Monday, November 17, 1777. The men started their march north through Westchester County at six o’clock, more than an hour after nightfall. The afternoon’s clouds had given way to wind and freezing rain. After a few hours the sleet turned to snow. Roughly one hundred men marched in silence. Their green coats disappeared in the darkness, leaving only the white facings dimly visible.[1] The Loyalist corps of Emmerich’s Chasseurs was on the move.
Their commander was Capt. Andreas Emmerich. Despite being short and fat, the dark-haired German’s look was fierce. His swarthy face was stained by gunpowder, his bearing stiff and military. He was said to be deadly with a rifle. Among the rural people of New York his “appearance inspired dread.” A boy remembered one night opening the house door to see Emmerich ranging on foot in front of his troops, rifle on his shoulder. Emmerich harshly ordered the door closed and was instantly obeyed.[2]
Captain Emmerich was forty and hoping to make his mark in America. A veteran of the Seven Years’ War, he was a proud Hessian partisan officer who after the peace had been reduced to working in England as deputy surveyor general of His Majesty’s Parks and Woods. In 1776 he had served as a volunteer in command of a corps in the New York campaign and earned praise from Gen. Sir William Howe. Emmerich returned to England, proposing to raise a corps of one thousand Germans to fight in America. His proposal was turned down. By the summer of 1777 he was back in New York, and in late August Gen. Sir Henry Clinton appointed him to the command of a company of one hundred “good rifle men,” drawn from five provincial units.[3] Thus was born the Loyalist corps Emmerich’s Chasseurs, in its nascent state a small infantry unit patrolling lower Westchester County, guarding the outposts of British headquarters on Manhattan.
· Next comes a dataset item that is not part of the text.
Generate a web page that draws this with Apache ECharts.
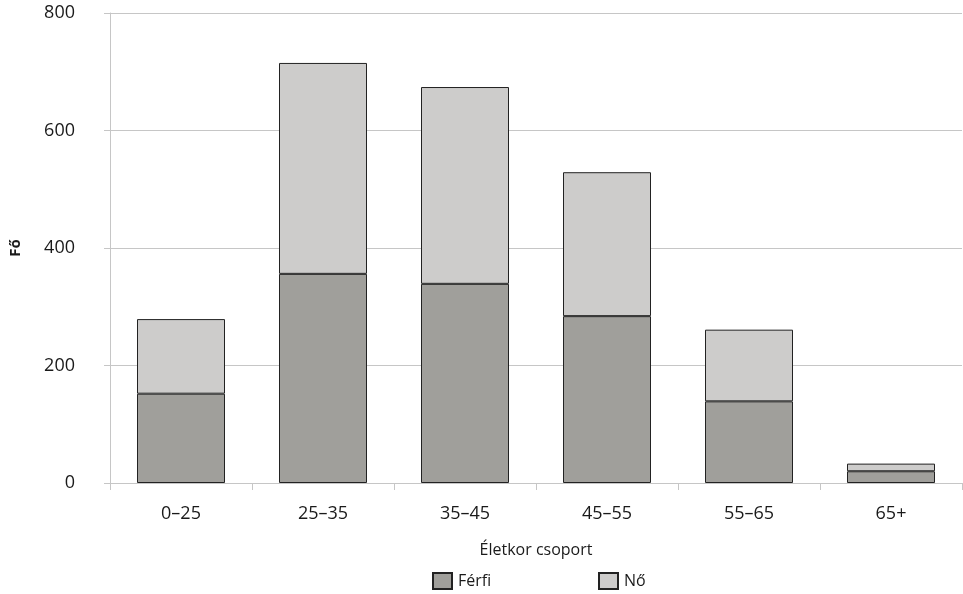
<!DOCTYPE html>
<html>
<head>
<meta charset="utf-8">
<script src="https://cdn.jsdelivr.net/npm/echarts@6/dist/echarts.min.js"></script>
<style>html,body{margin:0;padding:0;background:#fff;}#c{width:963px;height:594px;}</style>
</head>
<body>
<div id="c"></div>
<script>
var categories = ['0–25', '25–35', '35–45', '45–55', '55–65', '65+'];
var ferfi = [152, 356, 339, 284, 139, 20];
var no = [127, 359, 335, 245, 122, 13];
var yTicks = [0, 200, 400, 600, 800];
var xName = 'Életkor csoport';
var yName = 'Fő';
var seriesNames = ['Férfi', 'Nő'];

var FONT = '"Open Sans", "Noto Sans", sans-serif';
var chart = echarts.init(document.getElementById('c'), null, {renderer: 'canvas'});
var legendBase = {
  orient: 'horizontal', top: 567, itemWidth: 19, itemHeight: 16, itemGap: 10,
  textStyle: {fontFamily: FONT, fontSize: 16, color: '#1a1a1a', padding: [0, 0, 0, 1]},
  icon: 'rect'
};
chart.setOption({
  animation: false,
  textStyle: {fontFamily: FONT},
  grid: {left: 107, right: 1, top: 13, bottom: 111, containLabel: false},
  legend: [
    Object.assign({}, legendBase, {left: 427, data: [seriesNames[0]]}),
    Object.assign({}, legendBase, {left: 593, data: [seriesNames[1]]})
  ],
  xAxis: {
    type: 'category', data: categories,
    name: xName, nameLocation: 'middle', nameGap: 59,
    nameTextStyle: {fontFamily: FONT, fontSize: 16, color: '#1a1a1a'},
    axisLine: {show: true, lineStyle: {color: '#c6c6c6', width: 1}},
    axisTick: {show: true, length: 7, lineStyle: {color: '#c6c6c6'}, alignWithLabel: false},
    axisLabel: {fontFamily: FONT, fontSize: 18, color: '#1a1a1a', margin: 22}
  },
  yAxis: {
    type: 'value', min: yTicks[0], max: yTicks[yTicks.length - 1], interval: 200,
    name: yName, nameLocation: 'middle', nameGap: 87, nameRotate: 90,
    nameTextStyle: {fontFamily: FONT, fontSize: 15, fontWeight: 'bold', color: '#1a1a1a'},
    axisLine: {show: true, lineStyle: {color: '#c6c6c6', width: 1}},
    axisTick: {show: true, length: 6, lineStyle: {color: '#c6c6c6'}},
    splitLine: {show: true, lineStyle: {color: '#c6c6c6', width: 1}},
    axisLabel: {fontFamily: FONT, fontSize: 18, color: '#1a1a1a', margin: 35}
  },
  series: [
    {
      name: seriesNames[0], type: 'bar', stack: 'a', data: ferfi, barWidth: 88,
      itemStyle: {color: '#a09f9b', borderColor: '#222', borderWidth: 1}
    },
    {
      name: seriesNames[1], type: 'bar', stack: 'a', data: no, barWidth: 88,
      itemStyle: {color: '#cdcccb', borderColor: '#222', borderWidth: 1}
    }
  ]
});
</script>
</body>
</html>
Emmerich was determined to mold his Loyalists into the ideal light infantry corps. He demanded alertness and instant obedience. In September when some of his new chasseurs were swimming near Kingsbridge he ordered a drummer to suddenly beat to arms. The men dashed from the water to their firelocks and drew up naked and streaming, ready to meet the foe. Delighted, Emmerich awarded each man a dollar. When displeased, however, his temper could be volcanic. An observer recalled, “Emmerick was a severe disciplinarian and often whipped his men for disobedience and plundering.” Even civilians found him irascible. When a farmer tried to reclaim his plundered cattle, Emmerich thrashed him with a cane, roaring in his accented English, “To you call my mens cow tieves?”[4]